__ENTRIES SHOWN__
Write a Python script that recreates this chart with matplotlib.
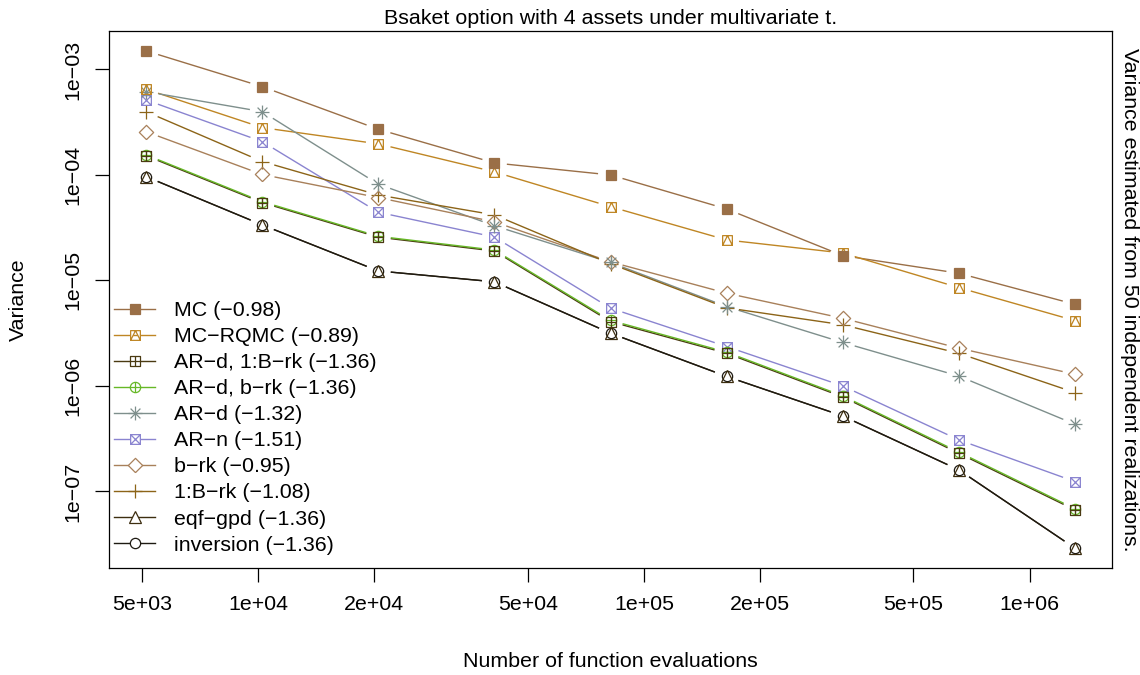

---

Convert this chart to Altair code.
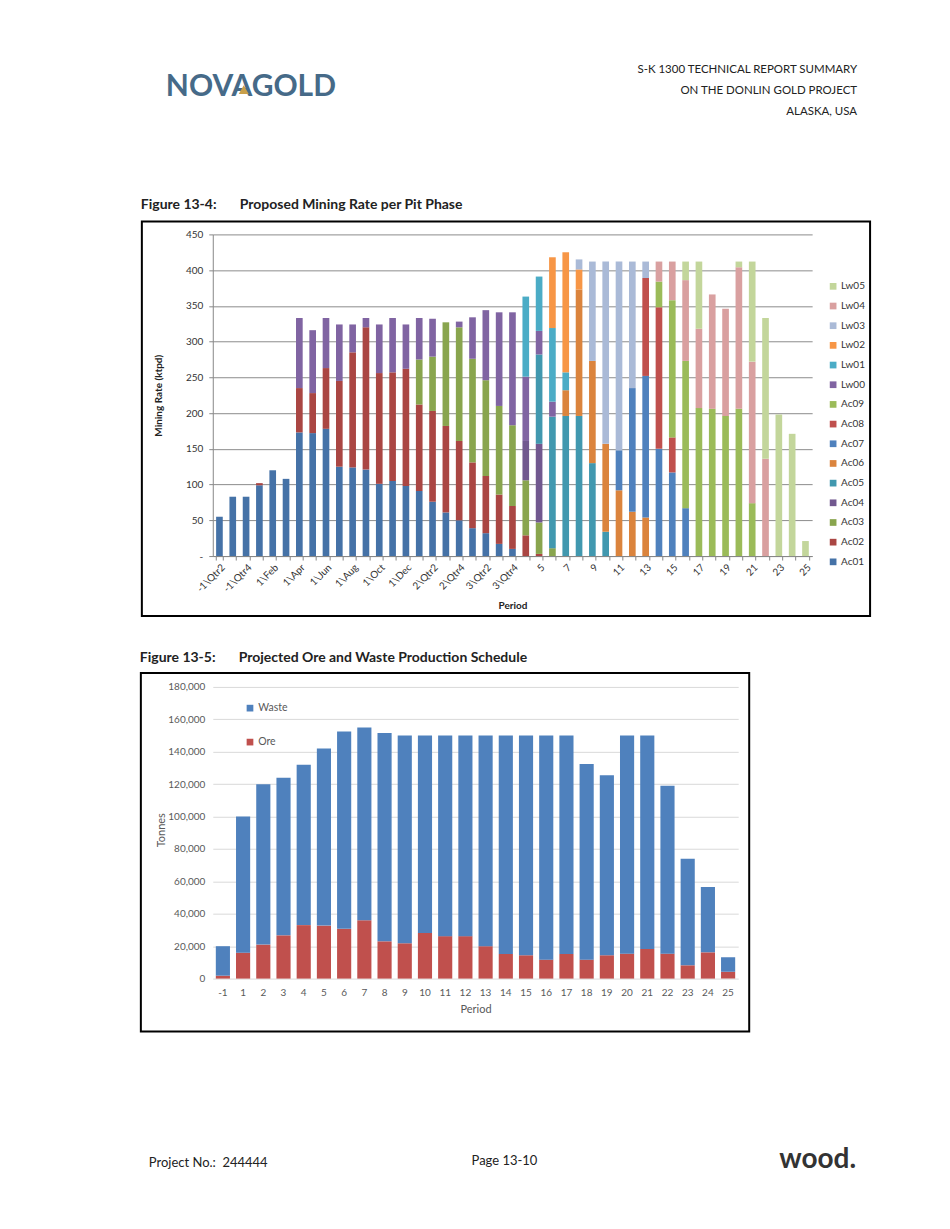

...

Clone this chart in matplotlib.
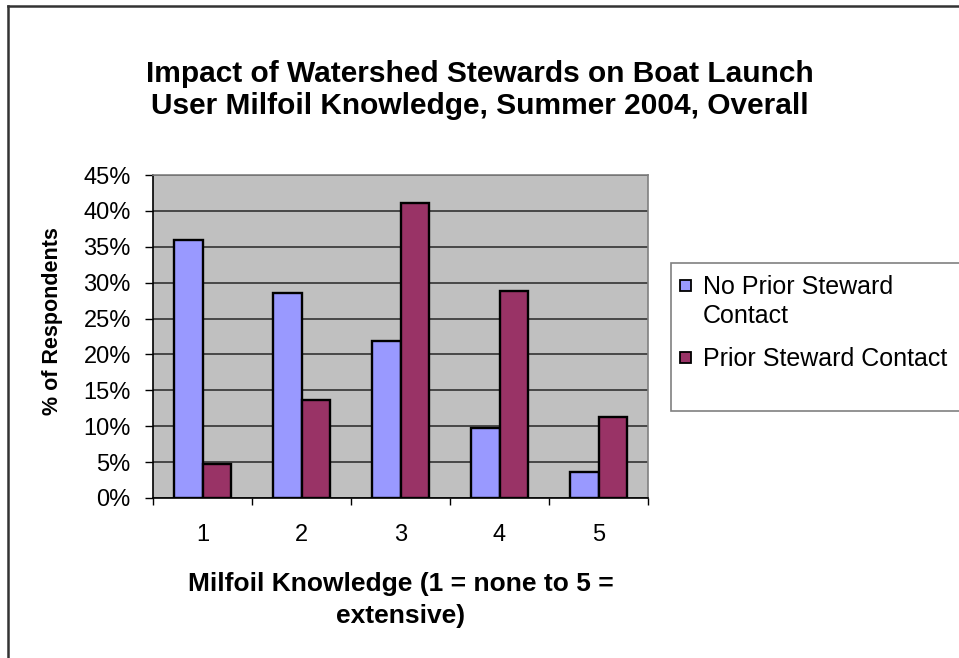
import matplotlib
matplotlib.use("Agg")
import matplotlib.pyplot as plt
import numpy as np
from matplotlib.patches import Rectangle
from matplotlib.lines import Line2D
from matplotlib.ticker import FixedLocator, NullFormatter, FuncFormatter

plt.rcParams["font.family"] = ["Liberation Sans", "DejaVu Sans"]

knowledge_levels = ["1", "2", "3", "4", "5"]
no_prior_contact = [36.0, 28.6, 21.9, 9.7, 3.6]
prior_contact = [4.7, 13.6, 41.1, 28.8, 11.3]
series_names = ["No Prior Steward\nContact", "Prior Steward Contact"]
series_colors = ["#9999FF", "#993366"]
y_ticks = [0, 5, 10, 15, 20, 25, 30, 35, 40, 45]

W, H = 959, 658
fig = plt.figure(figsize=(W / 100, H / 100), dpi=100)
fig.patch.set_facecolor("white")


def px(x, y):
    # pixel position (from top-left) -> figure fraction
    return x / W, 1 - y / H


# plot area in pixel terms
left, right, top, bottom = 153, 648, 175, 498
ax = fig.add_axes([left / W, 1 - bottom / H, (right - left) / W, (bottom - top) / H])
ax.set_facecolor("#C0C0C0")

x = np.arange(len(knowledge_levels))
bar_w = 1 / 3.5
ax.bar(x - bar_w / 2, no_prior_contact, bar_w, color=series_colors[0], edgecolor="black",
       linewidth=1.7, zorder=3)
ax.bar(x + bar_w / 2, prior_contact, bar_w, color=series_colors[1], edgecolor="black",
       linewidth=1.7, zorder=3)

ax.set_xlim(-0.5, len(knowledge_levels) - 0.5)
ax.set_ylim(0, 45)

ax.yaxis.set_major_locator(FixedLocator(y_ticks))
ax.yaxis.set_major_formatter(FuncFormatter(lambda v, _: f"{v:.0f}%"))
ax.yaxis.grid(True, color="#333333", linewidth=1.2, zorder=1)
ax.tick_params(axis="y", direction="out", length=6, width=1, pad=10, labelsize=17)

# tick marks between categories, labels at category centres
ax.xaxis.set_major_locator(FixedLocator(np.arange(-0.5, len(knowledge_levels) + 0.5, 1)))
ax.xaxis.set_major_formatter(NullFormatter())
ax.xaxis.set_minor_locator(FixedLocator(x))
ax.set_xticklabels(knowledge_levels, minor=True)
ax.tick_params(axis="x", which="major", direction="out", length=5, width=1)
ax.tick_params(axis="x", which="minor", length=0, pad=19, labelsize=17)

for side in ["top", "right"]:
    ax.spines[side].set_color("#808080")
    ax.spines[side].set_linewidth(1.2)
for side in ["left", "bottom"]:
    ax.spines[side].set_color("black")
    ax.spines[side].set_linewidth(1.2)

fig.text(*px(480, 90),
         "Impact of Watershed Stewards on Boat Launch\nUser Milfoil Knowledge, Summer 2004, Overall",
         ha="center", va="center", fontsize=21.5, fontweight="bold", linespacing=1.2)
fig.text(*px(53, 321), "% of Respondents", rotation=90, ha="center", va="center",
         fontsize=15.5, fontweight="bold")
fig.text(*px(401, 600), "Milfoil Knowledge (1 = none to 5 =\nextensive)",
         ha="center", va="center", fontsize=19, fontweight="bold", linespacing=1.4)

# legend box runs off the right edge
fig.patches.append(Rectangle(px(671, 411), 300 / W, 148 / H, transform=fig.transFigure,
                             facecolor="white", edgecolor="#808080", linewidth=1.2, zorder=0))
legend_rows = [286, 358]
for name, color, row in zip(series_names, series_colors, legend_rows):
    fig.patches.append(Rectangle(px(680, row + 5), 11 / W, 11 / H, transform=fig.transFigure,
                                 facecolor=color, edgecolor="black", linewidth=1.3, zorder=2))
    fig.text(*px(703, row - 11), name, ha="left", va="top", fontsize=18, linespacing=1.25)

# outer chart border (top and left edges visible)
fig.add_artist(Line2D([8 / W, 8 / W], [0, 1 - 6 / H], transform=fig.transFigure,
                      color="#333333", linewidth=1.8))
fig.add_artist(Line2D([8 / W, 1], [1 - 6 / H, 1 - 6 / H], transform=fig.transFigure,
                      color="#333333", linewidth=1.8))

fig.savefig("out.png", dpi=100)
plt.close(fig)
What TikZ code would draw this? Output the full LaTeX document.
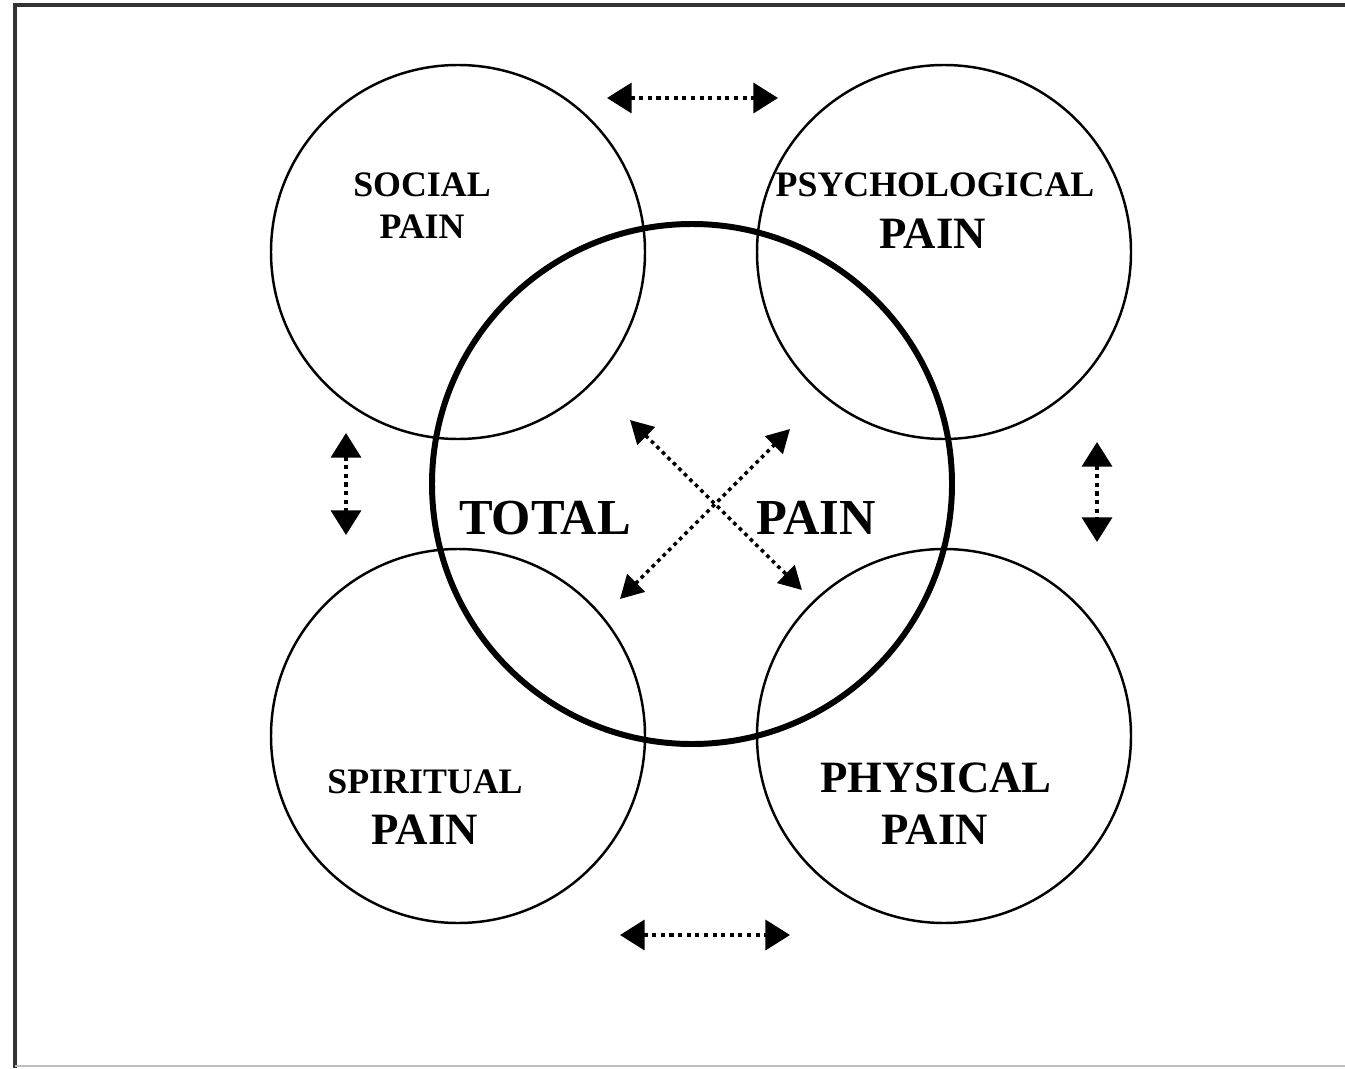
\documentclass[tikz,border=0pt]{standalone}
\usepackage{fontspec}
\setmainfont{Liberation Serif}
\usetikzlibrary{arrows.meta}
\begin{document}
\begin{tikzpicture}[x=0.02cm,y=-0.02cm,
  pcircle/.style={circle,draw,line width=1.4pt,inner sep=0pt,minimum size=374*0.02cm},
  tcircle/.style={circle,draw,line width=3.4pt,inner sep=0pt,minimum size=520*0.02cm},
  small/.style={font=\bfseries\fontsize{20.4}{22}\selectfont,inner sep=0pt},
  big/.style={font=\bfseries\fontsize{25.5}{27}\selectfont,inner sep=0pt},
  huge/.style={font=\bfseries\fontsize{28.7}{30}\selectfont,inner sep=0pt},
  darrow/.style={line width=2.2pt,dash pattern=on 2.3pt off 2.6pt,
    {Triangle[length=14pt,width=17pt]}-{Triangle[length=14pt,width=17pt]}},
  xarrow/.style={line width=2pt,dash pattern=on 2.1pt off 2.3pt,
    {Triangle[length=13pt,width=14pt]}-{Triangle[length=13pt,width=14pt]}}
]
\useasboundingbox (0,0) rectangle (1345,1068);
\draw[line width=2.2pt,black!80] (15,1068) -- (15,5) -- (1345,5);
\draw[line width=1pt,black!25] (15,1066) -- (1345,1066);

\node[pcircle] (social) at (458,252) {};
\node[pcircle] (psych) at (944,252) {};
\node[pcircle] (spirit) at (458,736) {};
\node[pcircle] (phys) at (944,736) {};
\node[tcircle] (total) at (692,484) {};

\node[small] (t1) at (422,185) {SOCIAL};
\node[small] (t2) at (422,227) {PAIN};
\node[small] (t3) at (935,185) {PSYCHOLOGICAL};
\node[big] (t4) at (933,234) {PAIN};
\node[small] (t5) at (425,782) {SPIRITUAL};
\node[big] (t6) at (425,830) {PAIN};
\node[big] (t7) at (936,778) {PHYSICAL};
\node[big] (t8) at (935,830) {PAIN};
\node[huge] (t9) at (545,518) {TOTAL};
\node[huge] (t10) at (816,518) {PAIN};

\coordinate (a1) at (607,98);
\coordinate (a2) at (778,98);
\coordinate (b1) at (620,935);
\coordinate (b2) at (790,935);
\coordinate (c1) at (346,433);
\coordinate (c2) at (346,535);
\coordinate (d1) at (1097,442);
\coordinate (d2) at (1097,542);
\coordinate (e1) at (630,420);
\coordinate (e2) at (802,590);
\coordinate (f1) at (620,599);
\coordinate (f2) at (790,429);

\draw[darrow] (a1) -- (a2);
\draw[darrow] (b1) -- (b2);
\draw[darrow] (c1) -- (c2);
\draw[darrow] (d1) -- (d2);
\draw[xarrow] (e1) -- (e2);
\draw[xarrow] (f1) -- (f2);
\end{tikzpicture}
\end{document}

__SET PROBLEM__
Pick out the part that begins with the line containing "What TikZ code" and finishes with the line containing "(total) at (692,484)", both included. Restate it exactly, without images.

__EXERCISE OUTPUT__
What TikZ code would draw this? Output the full LaTeX document.
\documentclass[tikz,border=0pt]{standalone}
\usepackage{fontspec}
\setmainfont{Liberation Serif}
\usetikzlibrary{arrows.meta}
\begin{document}
\begin{tikzpicture}[x=0.02cm,y=-0.02cm,
  pcircle/.style={circle,draw,line width=1.4pt,inner sep=0pt,minimum size=374*0.02cm},
  tcircle/.style={circle,draw,line width=3.4pt,inner sep=0pt,minimum size=520*0.02cm},
  small/.style={font=\bfseries\fontsize{20.4}{22}\selectfont,inner sep=0pt},
  big/.style={font=\bfseries\fontsize{25.5}{27}\selectfont,inner sep=0pt},
  huge/.style={font=\bfseries\fontsize{28.7}{30}\selectfont,inner sep=0pt},
  darrow/.style={line width=2.2pt,dash pattern=on 2.3pt off 2.6pt,
    {Triangle[length=14pt,width=17pt]}-{Triangle[length=14pt,width=17pt]}},
  xarrow/.style={line width=2pt,dash pattern=on 2.1pt off 2.3pt,
    {Triangle[length=13pt,width=14pt]}-{Triangle[length=13pt,width=14pt]}}
]
\useasboundingbox (0,0) rectangle (1345,1068);
\draw[line width=2.2pt,black!80] (15,1068) -- (15,5) -- (1345,5);
\draw[line width=1pt,black!25] (15,1066) -- (1345,1066);

\node[pcircle] (social) at (458,252) {};
\node[pcircle] (psych) at (944,252) {};
\node[pcircle] (spirit) at (458,736) {};
\node[pcircle] (phys) at (944,736) {};
\node[tcircle] (total) at (692,484) {};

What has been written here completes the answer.